Mijn tanden beten er een gat in en langzaam werkte ik het naar binnen.
Pasen was wel bijna voorbij maar ik had toch een ei kunnen eten en zo had ik er ook nog iets aan hé.
-Zeg manneken wat is dat daar
?
-Euh
waar?
-Potverdekke t zal toch geen waar zijn zekerst?
-Euh..
Pa kwam mij een beetje helpen om uit de zetel te geraken en wreef mij met mijne neus op twee bruine plekken.
-Miljaar,miljaar
een plek op uwe pyjama en dan nog een plek op den overtrek die dient om bomma hare zetel niet vuil te maken!
-Maar pa
ik
-Ge moet gij just niks
naar uw bed moet ge gaan en ge moet niet meer zagen achter eieren want t zijn uw laatste geweest.

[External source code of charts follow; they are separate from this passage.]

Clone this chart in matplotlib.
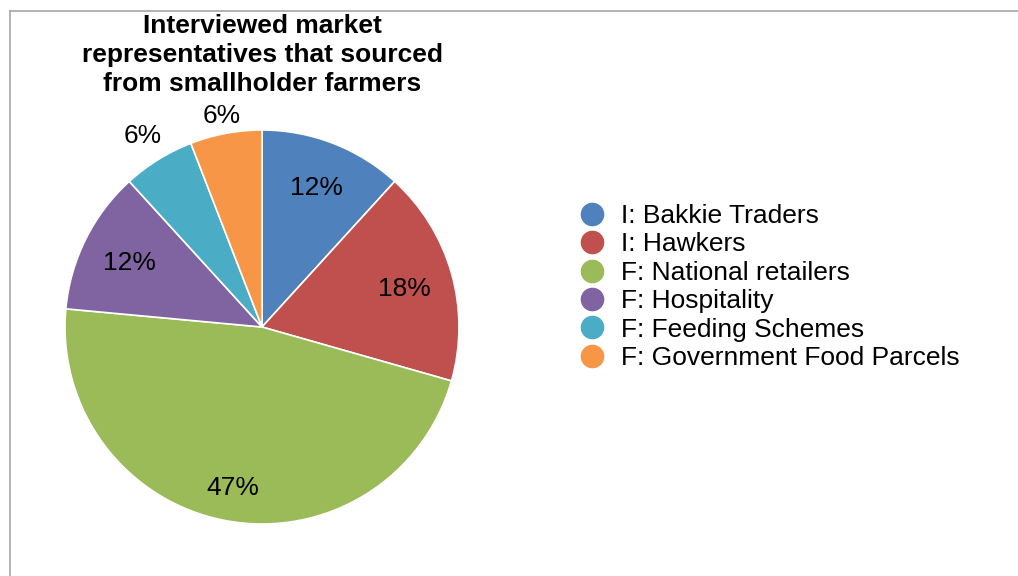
import matplotlib.pyplot as plt
import numpy as np
from matplotlib.lines import Line2D

plt.rcParams['font.family'] = ['Liberation Sans', 'DejaVu Sans']

# Number of interviewed representatives per market channel
categories = ['I: Bakkie Traders', 'I: Hawkers', 'F: National retailers',
              'F: Hospitality', 'F: Feeding Schemes', 'F: Government Food Parcels']
counts = [2, 3, 8, 2, 1, 1]
colors = ['#4F81BD', '#C0504D', '#9BBB59', '#8064A2', '#4BACC6', '#F79646']
# radial position of each percentage label (fraction of radius)
label_dist = [0.77, 0.75, 0.82, 0.75, 1.15, 1.10]

W, H = 1018, 576
fig = plt.figure(figsize=(W / 100, H / 100), dpi=100)
fig.patch.set_facecolor('white')

# pie centred at (262, 327) px with radius 197 px
cx, cy, r = 262, 327, 197
ax = fig.add_axes([(cx - r) / W, (H - cy - r) / H, 2 * r / W, 2 * r / H])
wedges, texts, autotexts = ax.pie(
    counts, colors=colors, startangle=90, counterclock=False, radius=1,
    autopct='%.0f%%', pctdistance=0.75,
    wedgeprops=dict(edgecolor='white', linewidth=1.2),
    textprops=dict(fontsize=19, color='black'))
ax.set_xlim(-1, 1)
ax.set_ylim(-1, 1)
ax.set_aspect('equal')
ax.axis('off')

for w, t, d in zip(wedges, autotexts, label_dist):
    ang = np.deg2rad((w.theta1 + w.theta2) / 2)
    t.set_position((d * np.cos(ang), d * np.sin(ang) - 0.01))
    t.set_ha('center')
    t.set_va('center')

fig.text(cx / W, (H - 55) / H,
         'Interviewed market\nrepresentatives that sourced\nfrom smallholder farmers',
         ha='center', va='center', fontsize=19, fontweight='bold', linespacing=1.25)

handles = [Line2D([], [], marker='o', linestyle='none', markersize=16,
                  markerfacecolor=c, markeredgecolor=c) for c in colors]
fig.legend(handles, categories, loc='center left',
           bbox_to_anchor=(563 / W, (H - 287) / H), frameon=False,
           fontsize=19, labelspacing=0.17, handletextpad=0.5,
           handlelength=1.2, borderpad=0)

# frame lines along top and left edges
fig.add_artist(Line2D([9.5 / W, 1], [(H - 10.5) / H] * 2, color='#a6a6a6', lw=1.2))
fig.add_artist(Line2D([9.5 / W] * 2, [0, (H - 10.5) / H], color='#a6a6a6', lw=1.2))

fig.savefig('out.png', dpi=100)
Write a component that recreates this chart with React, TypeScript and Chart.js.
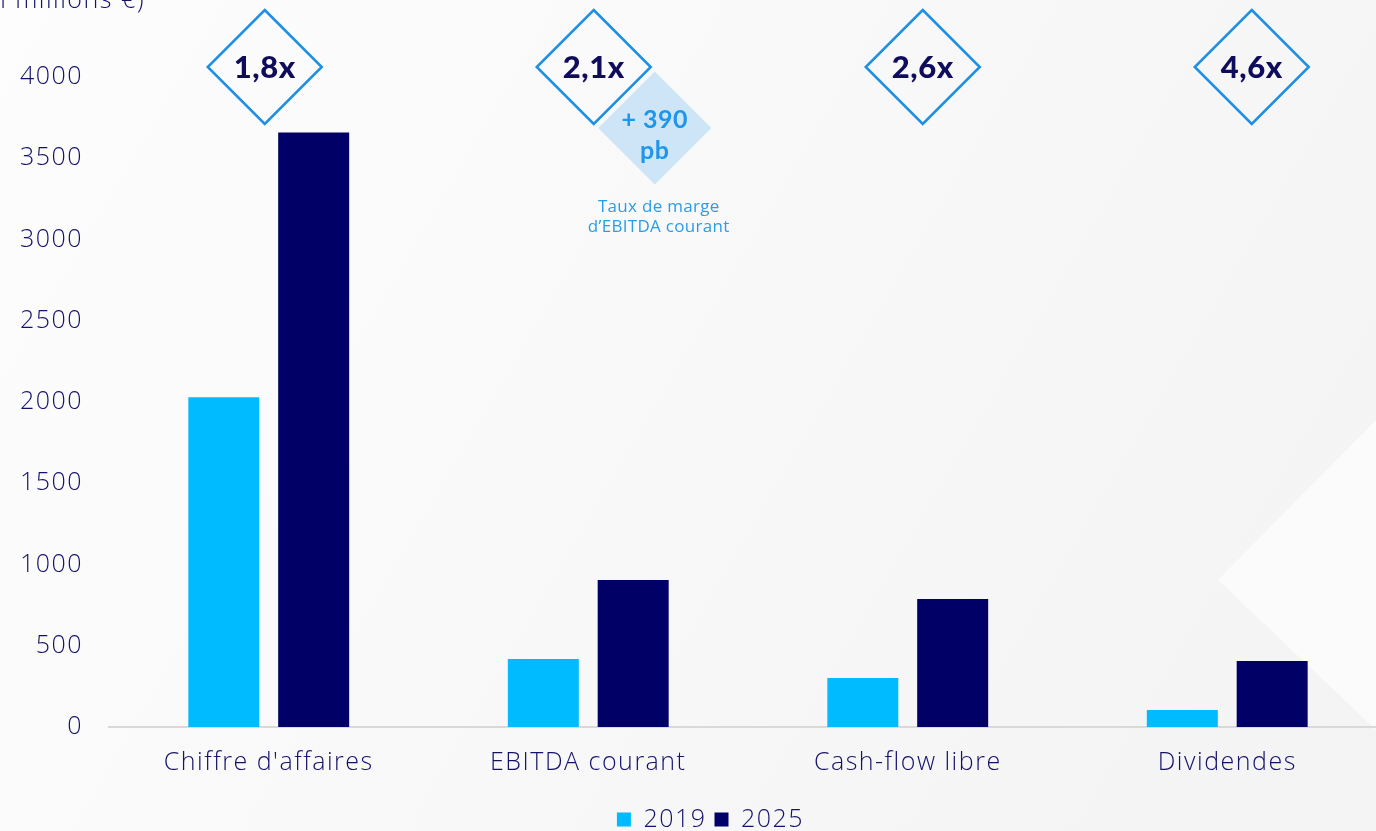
import React, { useEffect, useRef } from "react";
import { Chart, registerables } from "chart.js";

Chart.register(...registerables);

const categories = ["Chiffre d'affaires", "EBITDA courant", "Cash-flow libre", "Dividendes"];
const values2019 = [2030, 418, 301, 105];
const values2025 = [3659, 904, 787, 406];
const seriesLabels = ["2019", "2025"];
const multiples = ["1,8x", "2,1x", "2,6x", "4,6x"];
const badgeLines = ["+ 390", "pb"];
const noteLines = ["Taux de marge", "d\u2019EBITDA courant"];
const axisTitle = "(en millions \u20ac)";
const yMax = 4000;
const yStep = 500;

const NAVY = "#000066";
const CYAN = "#00bbff";
const TEXT = "#14116a";
const FONT = "'Open Sans', Lato, sans-serif";
const BOLD = "Lato, 'Open Sans', sans-serif";
const SPACING = "1.5px";

const annotationsPlugin = {
  id: "annotations",
  beforeUpdate(chart: any) {
    chart.ctx.letterSpacing = SPACING;
  },
  afterLayout(chart: any) {
    if (chart.legend) {
      chart.legend.left += 17;
      chart.legend.right += 17;
    }
  },
  beforeDraw(chart: any) {
    const { ctx, width, height } = chart;
    ctx.letterSpacing = SPACING;
    ctx.save();
    const g = ctx.createLinearGradient(0, 0, width, height);
    g.addColorStop(0, "#fdfdfd");
    g.addColorStop(0.5, "#f8f8f8");
    g.addColorStop(1, "#f3f3f3");
    ctx.fillStyle = g;
    ctx.fillRect(0, 0, width, height);
    ctx.fillStyle = "rgba(255,255,255,0.6)";
    ctx.beginPath();
    ctx.moveTo(1218, 580);
    ctx.lineTo(1376, 420);
    ctx.lineTo(1376, 730);
    ctx.closePath();
    ctx.fill();
    ctx.restore();
  },
  afterDraw(chart: any) {
    const { ctx } = chart;
    const xs = chart.scales.x;
    ctx.save();
    ctx.font = `300 25px ${FONT}`;
    ctx.fillStyle = TEXT;
    ctx.textAlign = "right";
    ctx.textBaseline = "alphabetic";
    ctx.fillText(axisTitle, 145, 8);

    const half = 57;
    const cy = 67;
    multiples.forEach((m, i) => {
      const cx = xs.getPixelForValue(i) - 4 + i * 9.5;
      if (i === 1) {
        const bx = cx + 61;
        const by = cy + 61;
        const h2 = 56.5;
        ctx.fillStyle = "#cde5f6";
        ctx.beginPath();
        ctx.moveTo(bx, by - h2);
        ctx.lineTo(bx + h2, by);
        ctx.lineTo(bx, by + h2);
        ctx.lineTo(bx - h2, by);
        ctx.closePath();
        ctx.fill();
        ctx.letterSpacing = "0.5px";
        ctx.fillStyle = "#1e96ea";
        ctx.font = `bold 25px ${BOLD}`;
        ctx.textAlign = "center";
        ctx.textBaseline = "middle";
        ctx.fillText(badgeLines[0], bx, by - 8);
        ctx.fillText(badgeLines[1], bx, by + 23);
        ctx.letterSpacing = "0.3px";
        ctx.font = `17px ${FONT}`;
        ctx.fillStyle = "#2a9de8";
        ctx.fillText(noteLines[0], bx + 4, 207);
        ctx.fillText(noteLines[1], bx + 4, 227);
      }
      ctx.strokeStyle = "#1e8fe6";
      ctx.lineWidth = 2.5;
      ctx.beginPath();
      ctx.moveTo(cx, cy - half);
      ctx.lineTo(cx + half, cy);
      ctx.lineTo(cx, cy + half);
      ctx.lineTo(cx - half, cy);
      ctx.closePath();
      ctx.stroke();
      ctx.letterSpacing = "0.5px";
      ctx.fillStyle = "#0f0c5c";
      ctx.font = `900 31px ${BOLD}`;
      ctx.textAlign = "center";
      ctx.textBaseline = "middle";
      ctx.fillText(m, cx, cy + 1);
    });
    ctx.restore();
  },
};

export default function App() {
  const ref = useRef<HTMLCanvasElement | null>(null);
  useEffect(() => {
    if (!ref.current) return;
    const chart = new Chart(ref.current, {
      type: "bar",
      data: {
        labels: categories,
        datasets: [
          { label: seriesLabels[0], data: values2019, backgroundColor: CYAN, borderWidth: 0 },
          { label: seriesLabels[1], data: values2025, backgroundColor: NAVY, borderWidth: 0 },
        ],
      },
      options: {
        animation: false,
        responsive: false,
        maintainAspectRatio: false,
        layout: { padding: { top: 77, right: 33, left: 0, bottom: -11 } },
        datasets: { bar: { categoryPercentage: 0.5625, barPercentage: 0.79 } },
        scales: {
          x: {
            grid: { display: false, drawTicks: false },
            border: { display: true, color: "#d9d9d9", width: 2 },
            ticks: { color: TEXT, font: { family: FONT, size: 25, weight: "300" }, padding: 21 },
          },
          y: {
            min: 0,
            max: yMax,
            grid: { display: false, drawTicks: false },
            border: { display: false },
            ticks: {
              stepSize: yStep,
              color: TEXT,
              font: { family: FONT, size: 25, weight: "300" },
              padding: 26,
              callback: (v: any) => String(v),
            },
            afterFit: (s: any) => { s.width = 109; },
          },
        },
        plugins: {
          tooltip: { enabled: false },
          legend: {
            position: "bottom",
            labels: {
              color: TEXT,
              font: { family: FONT, size: 25, weight: "300" },
              boxWidth: 14,
              boxHeight: 14,
              padding: 8,
            },
          },
        },
      },
      plugins: [annotationsPlugin],
    } as any);
    return () => chart.destroy();
  }, []);
  return (
    <div style={{ position: "fixed", left: 0, top: 0, width: 1376, height: 831, overflow: "hidden" }}>
      <canvas ref={ref} width={1420} height={831} style={{ display: "block", width: 1420, height: 831 }} />
    </div>
  );
}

Ja, meestal liep ik een ganse morgen te zoeken om één ei te eten en de rest zouden de grote mensen wel naar binnen spelen.
Ja nu komen de klokken bij de bakker en brengen ze chocolat in alle vormen.
Een paashaas of een ei in een kartonnen doos met een schone strik rond.
Het is een kost die een mens maar ene keer moet doen want als ge er niet van eet kunt ge elk jaar dezelfde doos buiten zetten.
Ja na een paar jaar begint de chocolat wel wat wit uit te slaan maar ik heb mij laten wijsmaken dat chocolat nooit slecht wordt.
Och
na zeven jaar is het misschien tijd dat we de doos toch eens openen als er volk komt.
Weet ge wat als er eens volk komt geef ik het bij de koffie en kunnen we eens klappen over andere zaken die me tijdens die 50 jaar zijn bijgebleven.